Puede que la influencia viniera de antes de "Kids" o "El odio". Seguro que sí, pero esas dos películas estaban ahí como versión naïf del infierno adolescente, casi infantil. Los problemas de los barrios bajos estadounidenses o de la "banlieue" parisina. Chorradas. Mala conciencia de niños bien. ¿Querían dolor de verdad, querían un retrato de drogadictos, camellos, pistoleros, chabolistas, familias desestructuradas, niños con el pegamento en la nariz hasta caer redondos? Ahí estaba Víctor Gaviria para mostrarlo en lo que forzosamente tenía que ser una recreación, una actuación, pero donde el truco no se veía nunca.
Si esos chicos estaban siguiendo un guion, nada lo hacía pensar así. Lo más impactante de "La vendedora de rosas" debería ser el "making of" de "La vendedora de rosas". No sé si lo hay. Si no lo hay, alguien debería editarlo ya. Medellín. El horror. Algo parecido a un viaje a las tinieblas donde Kurtz no es más que un violador de niñas o un drogadicto de torso desnudo hablando en su jerga.

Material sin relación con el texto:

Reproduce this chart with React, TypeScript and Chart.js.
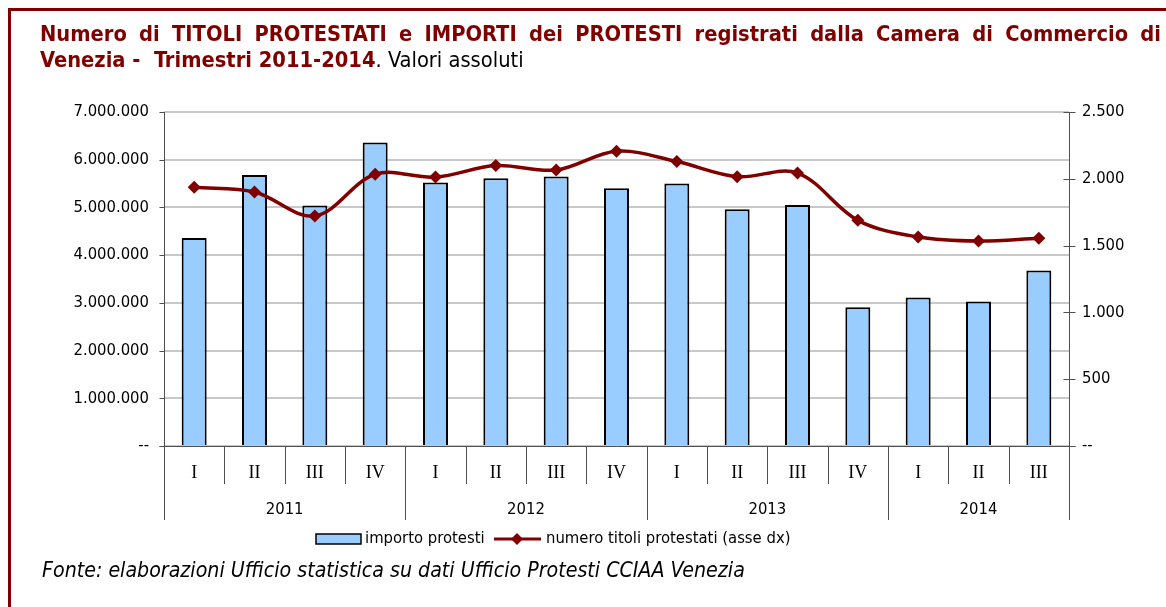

Gaviria consiguió lo impensable: rodar una película en español con subtítulos en español. Todo el mundo habla tan pasado de rosca que es imposible entender nada más allá de "gonorrea" por aquí y "gonorrea" por allá. Los subtitulos funcionaban como un tiro: era la explicación para las burgueses, la constatación de que tu lugar era ese: el del burgués que no entiende el dialecto y necesita que se lo traduzcan. Aquello no era una consideración, aquello era casi una venganza. Usted no sabe lo que está pasando y aunque lo supiera no lo entendería jamás, salvo que yo se lo deletreara.
"La vendedora de rosas" era algo parecido a una película coral con un personaje que centra las cosas a lo Martín Marco. Una niña en torno a los 12 años que tiene que tirar adelante de su propia familia vendiendo rosas con cara de pena. Una niña que se droga, que la roban, que abusan de ella, que acaba muerta de un disparo en una batalla cualquiera. Aquí no hay un rostro compungido de Chloe Sevigny intuyendo lecciones morales. Aquí hay una guerra. Punto.

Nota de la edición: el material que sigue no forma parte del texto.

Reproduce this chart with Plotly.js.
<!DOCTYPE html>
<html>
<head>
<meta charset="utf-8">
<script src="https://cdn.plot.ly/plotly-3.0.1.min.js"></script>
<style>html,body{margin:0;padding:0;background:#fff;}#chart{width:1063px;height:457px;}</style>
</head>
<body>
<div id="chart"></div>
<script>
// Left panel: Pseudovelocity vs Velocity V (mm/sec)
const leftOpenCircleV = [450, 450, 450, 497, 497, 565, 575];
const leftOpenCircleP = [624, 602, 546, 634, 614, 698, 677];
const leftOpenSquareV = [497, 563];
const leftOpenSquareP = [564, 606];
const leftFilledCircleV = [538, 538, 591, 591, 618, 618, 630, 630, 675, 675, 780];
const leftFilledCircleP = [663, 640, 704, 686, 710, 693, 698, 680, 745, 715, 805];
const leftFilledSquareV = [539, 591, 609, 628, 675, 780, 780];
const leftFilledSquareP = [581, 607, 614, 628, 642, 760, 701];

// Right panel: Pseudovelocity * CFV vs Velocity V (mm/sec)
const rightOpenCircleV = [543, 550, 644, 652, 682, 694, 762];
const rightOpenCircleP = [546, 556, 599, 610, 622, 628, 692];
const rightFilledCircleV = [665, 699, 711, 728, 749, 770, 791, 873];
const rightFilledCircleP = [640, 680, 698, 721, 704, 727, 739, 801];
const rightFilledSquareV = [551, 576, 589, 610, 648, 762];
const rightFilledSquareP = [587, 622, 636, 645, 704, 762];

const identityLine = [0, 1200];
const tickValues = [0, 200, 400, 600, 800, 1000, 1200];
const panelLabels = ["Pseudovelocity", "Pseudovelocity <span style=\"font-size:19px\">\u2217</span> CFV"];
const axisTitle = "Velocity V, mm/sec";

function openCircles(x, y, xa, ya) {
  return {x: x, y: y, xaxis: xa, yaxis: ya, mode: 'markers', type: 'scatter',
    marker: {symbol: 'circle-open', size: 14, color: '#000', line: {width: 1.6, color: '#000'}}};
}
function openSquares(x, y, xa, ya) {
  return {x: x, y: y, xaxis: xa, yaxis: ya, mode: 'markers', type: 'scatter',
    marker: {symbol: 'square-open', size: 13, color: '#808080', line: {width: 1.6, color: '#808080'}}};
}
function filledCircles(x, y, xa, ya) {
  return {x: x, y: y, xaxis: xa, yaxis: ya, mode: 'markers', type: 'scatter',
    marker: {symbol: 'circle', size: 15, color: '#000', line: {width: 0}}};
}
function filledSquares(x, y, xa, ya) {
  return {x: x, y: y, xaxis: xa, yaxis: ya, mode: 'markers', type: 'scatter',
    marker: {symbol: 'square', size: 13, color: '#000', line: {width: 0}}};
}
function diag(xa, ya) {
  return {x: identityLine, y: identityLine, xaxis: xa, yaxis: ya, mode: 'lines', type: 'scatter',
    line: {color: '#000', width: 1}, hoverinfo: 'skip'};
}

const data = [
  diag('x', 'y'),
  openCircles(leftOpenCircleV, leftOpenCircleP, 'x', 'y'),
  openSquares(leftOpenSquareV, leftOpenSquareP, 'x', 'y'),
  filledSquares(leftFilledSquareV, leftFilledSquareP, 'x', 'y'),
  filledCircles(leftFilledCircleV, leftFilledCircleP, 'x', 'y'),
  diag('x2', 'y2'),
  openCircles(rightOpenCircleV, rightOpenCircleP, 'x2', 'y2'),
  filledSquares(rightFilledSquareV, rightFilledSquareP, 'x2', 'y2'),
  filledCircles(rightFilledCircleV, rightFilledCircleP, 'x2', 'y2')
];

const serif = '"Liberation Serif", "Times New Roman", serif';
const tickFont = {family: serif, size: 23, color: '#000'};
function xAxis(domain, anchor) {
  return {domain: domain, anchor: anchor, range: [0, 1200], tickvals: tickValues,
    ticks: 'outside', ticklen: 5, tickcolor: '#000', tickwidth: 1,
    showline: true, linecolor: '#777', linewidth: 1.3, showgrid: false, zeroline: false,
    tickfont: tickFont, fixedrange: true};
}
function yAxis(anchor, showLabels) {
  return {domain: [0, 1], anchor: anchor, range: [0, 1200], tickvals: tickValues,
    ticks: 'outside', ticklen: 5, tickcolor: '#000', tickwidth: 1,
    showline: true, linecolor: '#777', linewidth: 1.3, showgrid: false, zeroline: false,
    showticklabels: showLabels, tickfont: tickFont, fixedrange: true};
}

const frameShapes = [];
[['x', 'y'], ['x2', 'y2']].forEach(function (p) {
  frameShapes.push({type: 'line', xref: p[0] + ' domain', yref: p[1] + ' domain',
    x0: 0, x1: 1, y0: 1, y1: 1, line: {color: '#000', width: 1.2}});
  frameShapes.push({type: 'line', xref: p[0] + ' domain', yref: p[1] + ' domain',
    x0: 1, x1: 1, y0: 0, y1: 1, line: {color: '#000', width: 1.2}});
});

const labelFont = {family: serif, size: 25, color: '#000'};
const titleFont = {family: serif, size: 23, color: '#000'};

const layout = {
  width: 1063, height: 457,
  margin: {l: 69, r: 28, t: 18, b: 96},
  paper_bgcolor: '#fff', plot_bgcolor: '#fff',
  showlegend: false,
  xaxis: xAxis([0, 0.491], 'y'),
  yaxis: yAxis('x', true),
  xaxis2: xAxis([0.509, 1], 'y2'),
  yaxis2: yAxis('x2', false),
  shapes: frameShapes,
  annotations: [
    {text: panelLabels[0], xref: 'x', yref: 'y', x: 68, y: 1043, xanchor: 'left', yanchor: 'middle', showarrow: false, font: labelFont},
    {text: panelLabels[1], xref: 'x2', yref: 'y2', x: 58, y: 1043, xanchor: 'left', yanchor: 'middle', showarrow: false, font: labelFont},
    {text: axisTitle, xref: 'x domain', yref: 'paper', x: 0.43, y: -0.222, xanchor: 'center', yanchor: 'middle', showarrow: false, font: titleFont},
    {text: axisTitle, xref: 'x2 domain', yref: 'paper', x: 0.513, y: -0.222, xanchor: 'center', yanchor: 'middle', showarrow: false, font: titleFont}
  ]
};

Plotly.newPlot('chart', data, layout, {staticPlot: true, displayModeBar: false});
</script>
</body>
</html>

Gaviria lo intentó años después con "Sumas y restas", película que, hasta donde yo sé, no se llegó a estrenar en España más allá de un pase de prensa furtivo en el Festival de San Sebastián. La crítica la destrozó. A mí me encantó, para variar. Había en "La vendedora" un punto de lagrimilla socialdemócrata que a veces irritaba. En "Sumas y restas" no. Ahí no estaban los camellitos de la calle con sus inhaladores: allí estaban los señores de los cárteles, los de arriba... Y los de arriba, con su poder, su dinero, sus casazas, sus servicios de protección... estaban tan perdidos como los de abajo y hablaban de la misma manera incomprensible.
Un lenguaje común para el explotador y el explotado. Una película no se entendía sin la otra.
Las distribuidoras prefirieron no verlo así: con una tanda de palos en San Sebastián les valió y no quisieron repetir. Puede que "Sumas y restas" fuera más decadente, pero ahí estaba su encanto. Hay un límite de sufrimiento que podemos aguantar y el límite depende de dónde coloquemos la normalidad. Una muerte es un drama, 200 muertes es una tragedia incomensurable, 200.000 muertos es una cifra sin más. Gaviria quiso poner el acento ahí pero no le dejaron. Tú a tus niños y a tus barrios pobres, no nos mezcles las cosas que nos perdemos sin subtítulos.
Y ahí sigue el hombre, intentando volver a las pantallas... o quizá no, sin intentarlo en absoluto. Nunca lo sabremos. No existe. Uno pasa de gran revelación a gran fracasado de una película a la siguiente. Esos son los tiempos. Esas son las prisas.